Nah.. Some like to keep as much junk out, could make for a clearer beer, but it's whatever you want.

You are the head brewer. Do as you choose!
 
It won't give off any off favors to the beer?

that green sludge is mostly hops. I do not consider hops an "off flavor" in beer. It will not hurt a thing. If you do not want that in your fermenter, then get a colander or strainer that fits in the top of your fermenter and pour the wort through that when putting it in the fermenting bucket. If you use a carboy for fermenting, you could use the same method to filter the wort into your bottling bucket, then transfer again to the carboy.
 
The reason many try to keep that sludge out is actually to decrease the "wort loss." All of that material will settle at the bottom of your fermenter, but if there's a lot of trub, you may only get 4.5 gallons from your 5 gallon batch.

Some brewers simply increase their batches to 5.5 gallons to account for loss. Others try keeping the excess sludge out through various methods (whirl pooling, false bottoms, hop blockers, etc), but in the end it's like the others said: it's really up to you.
 
The reason many try to keep that sludge out is actually to decrease the "wort loss." All of that material will settle at the bottom of your fermenter, but if there's a lot of trub, you may only get 4.5 gallons from your 5 gallon batch.

Some brewers simply increase their batches to 5.5 gallons to account for loss. Others try keeping the excess sludge out through various methods (whirl pooling, false bottoms, hop blockers, etc), but in the end it's like the others said: it's really up to you.

I'm not sure I understand how loosing beer with sludge after the boil is any different from trub loss after fermenting. You would still be loosing the same amount of beer either way. Pay me now or pay me later.

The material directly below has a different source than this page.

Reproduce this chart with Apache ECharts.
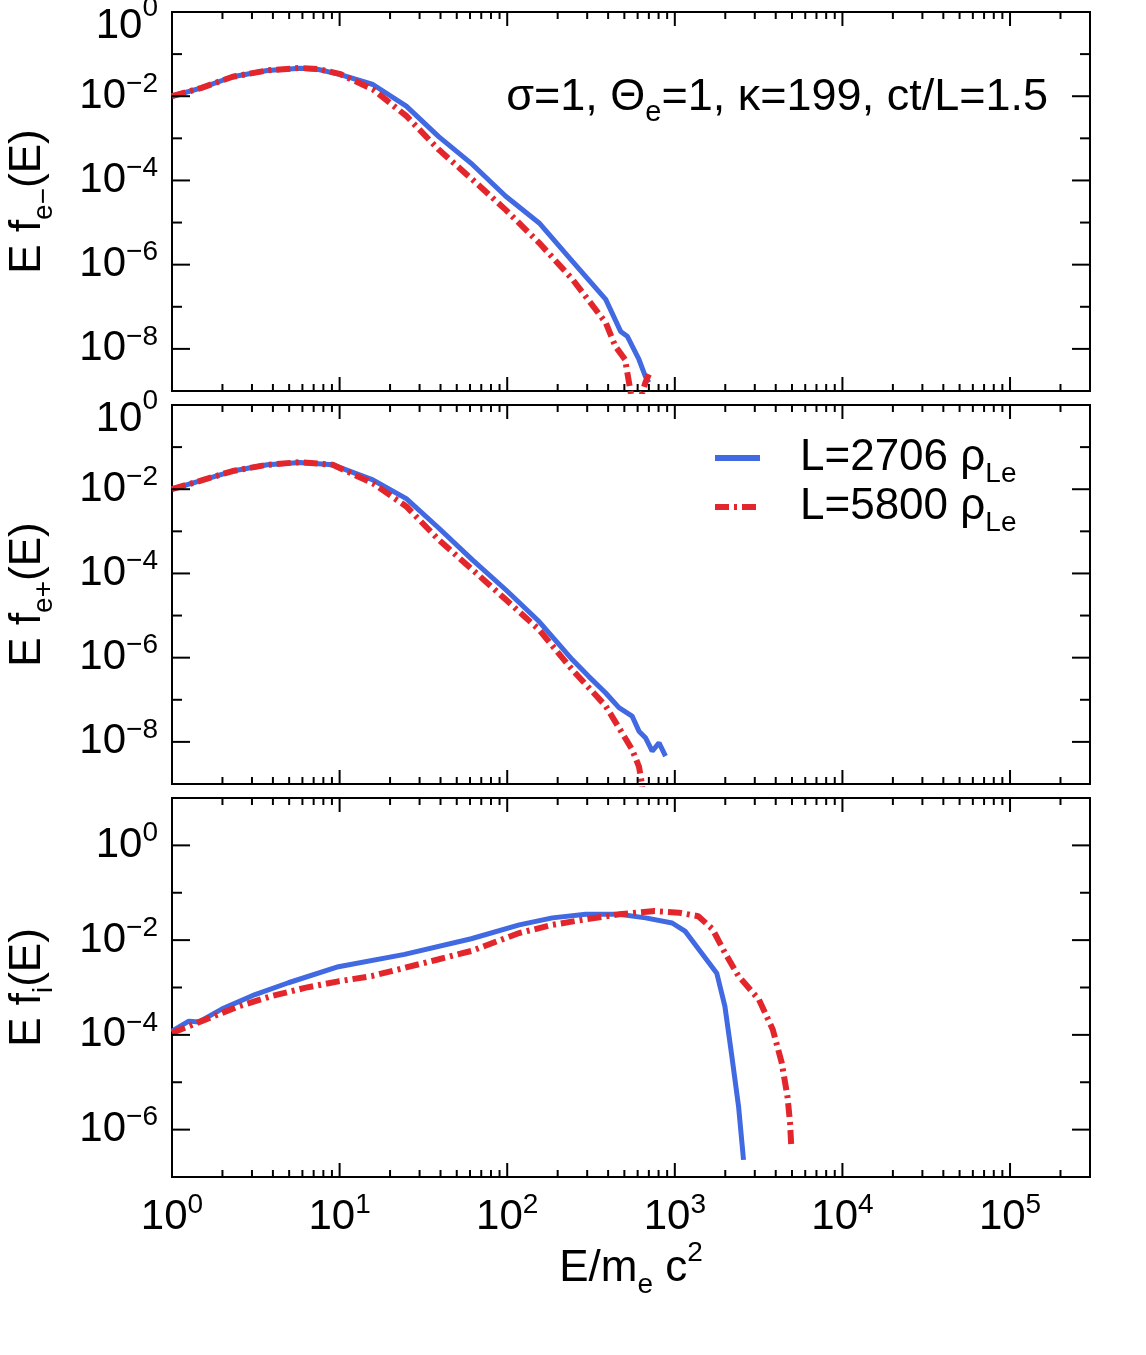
<!DOCTYPE html>
<html>
<head>
<meta charset="utf-8">
<script src="https://cdn.jsdelivr.net/npm/echarts@6/dist/echarts.min.js"></script>
<style>
  html, body { margin: 0; padding: 0; background: #fff; }
  #spectra { width: 1146px; height: 1355px; }
</style>
</head>
<body>
<div id="spectra"></div>
<script>
// electrons (top panel)
var eleE_2706 = [1, 1.5, 2.3, 3.7, 5.8, 7.5, 10, 15.8, 25, 39, 62, 98, 155, 245, 387, 475, 520, 611, 668, 700];
var eleF_2706 = [1.0e-2, 1.58e-2, 2.9e-2, 4.1e-2, 4.6e-2, 4.3e-2, 3.3e-2, 1.9e-2, 5.8e-3, 1.1e-3, 2.4e-4, 4.2e-5, 9.8e-6, 1.2e-6, 1.5e-7, 2.6e-8, 2.0e-8, 5.6e-9, 2.2e-9, 1.6e-9];
var eleE_5800 = [1, 1.5, 2.3, 3.7, 5.8, 7.5, 10, 15.8, 25, 39, 62, 98, 155, 245, 387, 442, 505, 560, 620, 668, 700];
var eleF_5800 = [1.0e-2, 1.58e-2, 2.9e-2, 4.1e-2, 4.7e-2, 4.4e-2, 3.4e-2, 1.45e-2, 3.4e-3, 5.4e-4, 1.05e-4, 2.0e-5, 3.3e-6, 4.5e-7, 4.2e-8, 1.15e-8, 5.6e-9, 5e-10, 6e-10, 1.6e-9, 2.5e-9];

// positrons (middle panel)
var posE_2706 = [1, 1.47, 2.3, 3.7, 5.8, 9.1, 15.8, 25, 39, 62, 98, 155, 245, 306, 387, 464, 556, 611, 668, 733, 805, 880];
var posF_2706 = [1.0e-2, 1.58e-2, 2.7e-2, 3.8e-2, 4.3e-2, 3.8e-2, 1.66e-2, 6.0e-3, 1.2e-3, 2.1e-4, 4.1e-5, 7.2e-6, 8.9e-7, 3.6e-7, 1.45e-7, 6.5e-8, 4.1e-8, 1.8e-8, 1.26e-8, 6.0e-9, 9.5e-9, 4.6e-9];
var posE_5800 = [1, 1.47, 2.3, 3.7, 5.8, 9.1, 15.8, 25, 39, 62, 98, 155, 245, 387, 486, 556, 611, 635, 650];
var posF_5800 = [1.0e-2, 1.58e-2, 2.7e-2, 3.8e-2, 4.4e-2, 3.8e-2, 1.38e-2, 3.9e-3, 6.3e-4, 1.23e-4, 2.4e-5, 4.6e-6, 5.1e-7, 7.1e-8, 1.6e-8, 6.6e-9, 2.6e-9, 1.07e-9, 3e-10];

// ions (bottom panel)
var ionE_2706 = [1, 1.26, 1.44, 1.98, 3.13, 4.95, 9.84, 24.4, 61, 118, 186, 294, 464, 669, 964, 1150, 1440, 1780, 1990, 2190, 2400, 2570];
var ionF_2706 = [1.2e-4, 1.95e-4, 1.86e-4, 3.5e-4, 7.1e-4, 1.26e-3, 2.75e-3, 5.0e-3, 1.07e-2, 2.1e-2, 2.95e-2, 3.5e-2, 3.5e-2, 2.95e-2, 2.3e-2, 1.55e-2, 5.4e-3, 2.0e-3, 4.0e-4, 3.5e-5, 3.1e-6, 2.3e-7];
var ionE_5800 = [1, 1.58, 2.49, 3.94, 6.2, 9.84, 15.5, 24.4, 38.6, 61, 118, 186, 294, 464, 759, 1060, 1380, 1680, 1990, 2400, 3170, 3840, 4340, 4700, 4870, 4950];
var ionF_5800 = [1.1e-4, 2.1e-4, 4.0e-4, 6.6e-4, 9.8e-4, 1.35e-3, 1.74e-3, 2.6e-3, 3.9e-3, 5.9e-3, 1.41e-2, 2.1e-2, 2.75e-2, 3.5e-2, 4.1e-2, 3.8e-2, 3.2e-2, 1.7e-2, 5.4e-3, 1.74e-3, 5.6e-4, 1.3e-4, 2.6e-5, 5.0e-6, 1.4e-6, 4.5e-7];

// axes
var xMin = 1, xMax = 3e5;
var xDecades = [1, 10, 100, 1e3, 1e4, 1e5];
var yRanges = [[1e-9, 1], [1e-9, 1], [1e-7, 10]];
var yNames = ['e\u2212', 'e+', 'i'];

var FONT = 'Liberation Sans, Arial, Helvetica, sans-serif';
var BLUE = '#4169e1';
var RED = '#e3262b';

var chart = echarts.init(document.getElementById('spectra'));

// "10^n" labels; on the top two panels the label at the top edge sits lower
function powLabel(skipOdd, topExp) {
  return function (v) {
    var lg = Math.log10(v);
    var e = Math.round(lg);
    if (Math.abs(lg - e) > 1e-6) return '';
    if (skipOdd && e % 2 !== 0) return '';
    var txt = e < 0 ? '\u2212' + (-e) : '' + e;
    if (topExp != null && e === topExp) return '{B|10}{P|' + txt + '}';
    return '{b|10}{p|' + txt + '}';
  };
}

var richNum = {
  b: {fontSize: 42, lineHeight: 52, fontFamily: FONT, color: '#000'},
  p: {fontSize: 28, lineHeight: 34, verticalAlign: 'top', fontFamily: FONT, color: '#000'},
  B: {fontSize: 42, lineHeight: 52, padding: [28, 0, 0, 0], fontFamily: FONT, color: '#000'},
  P: {fontSize: 28, lineHeight: 34, padding: [8, 0, 0, 0], verticalAlign: 'top', fontFamily: FONT, color: '#000'}
};
var richName = {
  m: {fontSize: 44, lineHeight: 60, fontFamily: FONT, color: '#000'},
  s: {fontSize: 28, lineHeight: 28, verticalAlign: 'bottom', fontFamily: FONT, color: '#000'},
  p: {fontSize: 28, lineHeight: 36, verticalAlign: 'top', fontFamily: FONT, color: '#000'}
};
var richNote = {
  m: {fontSize: 45, lineHeight: 60, fontFamily: FONT, color: '#000'},
  s: {fontSize: 29, lineHeight: 28, verticalAlign: 'bottom', fontFamily: FONT, color: '#000'}
};

// tick marks on all four sides, placed through the axes
function drawTick(params, api) {
  var cs = params.coordSys;
  var kind = api.value(2), len = api.value(3);
  var p = api.coord([api.value(0), api.value(1)]);
  var st = {stroke: '#000', lineWidth: 2};
  if (kind === 0) {
    var b = cs.y + cs.height, t = cs.y;
    return {type: 'group', children: [
      {type: 'line', shape: {x1: p[0], y1: b, x2: p[0], y2: b - len}, style: st},
      {type: 'line', shape: {x1: p[0], y1: t, x2: p[0], y2: t + len}, style: st}
    ]};
  }
  var l = cs.x, r = cs.x + cs.width;
  return {type: 'group', children: [
    {type: 'line', shape: {x1: l, y1: p[1], x2: l + len, y2: p[1]}, style: st},
    {type: 'line', shape: {x1: r, y1: p[1], x2: r - len, y2: p[1]}, style: st}
  ]};
}

function tickSeries(i) {
  var yr = yRanges[i];
  var data = [];
  xDecades.forEach(function (d) {
    data.push([d, yr[0], 0, 14]);
    for (var k = 2; k <= 9; k++) {
      if (d * k < xMax) data.push([d * k, yr[0], 0, 7]);
    }
  });
  var e0 = Math.round(Math.log10(yr[0])), e1 = Math.round(Math.log10(yr[1]));
  for (var e = e0; e <= e1; e++) {
    data.push([xMin, Math.pow(10, e), 1, e % 2 === 0 ? 18 : 10]);
  }
  return {type: 'custom', xAxisIndex: i, yAxisIndex: i, silent: true, animation: false,
    renderItem: drawTick, data: data, z: 5};
}

function lineSeries(name, E, F, i, dashed) {
  return {
    type: 'line', name: name, xAxisIndex: i, yAxisIndex: i,
    data: E.map(function (e, k) { return [e, F[k]]; }),
    symbol: 'none', clip: true, animation: false, z: dashed ? 3 : 2,
    lineStyle: {color: dashed ? RED : BLUE, width: dashed ? 6 : 5, type: dashed ? [14, 5, 3, 5] : 'solid', cap: 'butt'},
    itemStyle: {color: dashed ? RED : BLUE}
  };
}

var grids = [], xAxes = [], yAxes = [];
var tops = [12, 405, 798];
for (var i = 0; i < 3; i++) {
  grids.push({left: 172, right: 56, top: tops[i], height: 379, show: true,
    borderColor: '#000', borderWidth: 2, containLabel: false, outerBoundsMode: 'none'});
  xAxes.push({
    type: 'log', logBase: 10, gridIndex: i, min: xMin, max: xMax,
    axisLine: {show: false}, axisTick: {show: false}, splitLine: {show: false},
    axisLabel: i === 2 ? {margin: 14, formatter: powLabel(false, null), rich: richNum} : {show: false},
    name: i === 2 ? '{m|E/m}{s|e}{m| c}{p|2}' : '',
    nameLocation: 'middle', nameGap: 60,
    nameTextStyle: {rich: richName}
  });
  yAxes.push({
    type: 'log', logBase: 10, gridIndex: i, min: yRanges[i][0], max: yRanges[i][1],
    axisLine: {show: false}, axisTick: {show: false}, splitLine: {show: false},
    axisLabel: {margin: 14, formatter: powLabel(true, i < 2 ? 0 : null), rich: richNum, hideOverlap: false},
    name: '{m|E f}{s|' + yNames[i] + '}{m|(E)}',
    nameLocation: 'middle', nameRotate: 90, nameGap: 114,
    nameTextStyle: {rich: richName}
  });
}

var series = [
  lineSeries('L=2706', eleE_2706, eleF_2706, 0, false),
  lineSeries('L=5800', eleE_5800, eleF_5800, 0, true),
  lineSeries('L=2706', posE_2706, posF_2706, 1, false),
  lineSeries('L=5800', posE_5800, posF_5800, 1, true),
  lineSeries('L=2706', ionE_2706, ionF_2706, 2, false),
  lineSeries('L=5800', ionE_5800, ionF_5800, 2, true),
  tickSeries(0), tickSeries(1), tickSeries(2)
];

chart.setOption({
  backgroundColor: '#fff',
  animation: false,
  grid: grids,
  xAxis: xAxes,
  yAxis: yAxes,
  legend: {
    data: ['L=2706', 'L=5800'],
    orient: 'vertical', left: 712, top: 436, padding: 0,
    itemWidth: 45, itemHeight: 14, itemGap: -3,
    lineStyle: {width: 6},
    itemStyle: {opacity: 0},
    formatter: function (n) { return '{m|' + n + ' \u03c1}{s|Le}'; },
    textStyle: {padding: [0, 0, 0, 35], rich: richName},
    selectedMode: false
  },
  graphic: [{
    type: 'text', right: 98, top: 75, silent: true,
    style: {
      text: '{m|\u03c3=1, \u0398}{s|e}{m|=1, \u03ba=199, ct/L=1.5}',
      rich: richNote
    }
  }],
  series: series
});
</script>
</body>
</html>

Unless of course you actually strain your post boil break material to get as much liquid out as possible...
 
I'm not sure I understand how loosing beer with sludge after the boil is any different from trub loss after fermenting. You would still be loosing the same amount of beer either way. Pay me now or pay me later.

Unless of course you actually strain your post boil break material to get as much liquid out as possible...

*Shrug.* Just reporting what people do. I understand your point, but I imagine you can get more of the liquid post boil than you can post fermentation. At least in my experience that seems true. When I didn't strain (I use a grain bag that I pour my wort through, easiest and cheapest way for me), I'd regularly end up with at least .5 gallons loss. When I strained, it was nearly the full 5 gallons.

I'm sure other factors are involved, such as how tightly packed the yeast cake is. It's possible that a large amount of hop trub doesn't pack down as tight as pure yeast, causing more loss of wort?

I admit I may have missed the point of *why* people do it, but there's certainly no debate that plenty brewers spend a lot of time and/or money to remove unwanted material from the wort prior to fermenting.
 
I have brewed the same beer twice, once dumping in all the crap, once whirlpooling and straining. The whirlpool & strained beer clarified much sooner than the other. There were also minor flavor differences, but I think those are probably attributable to subtle differences between brew days.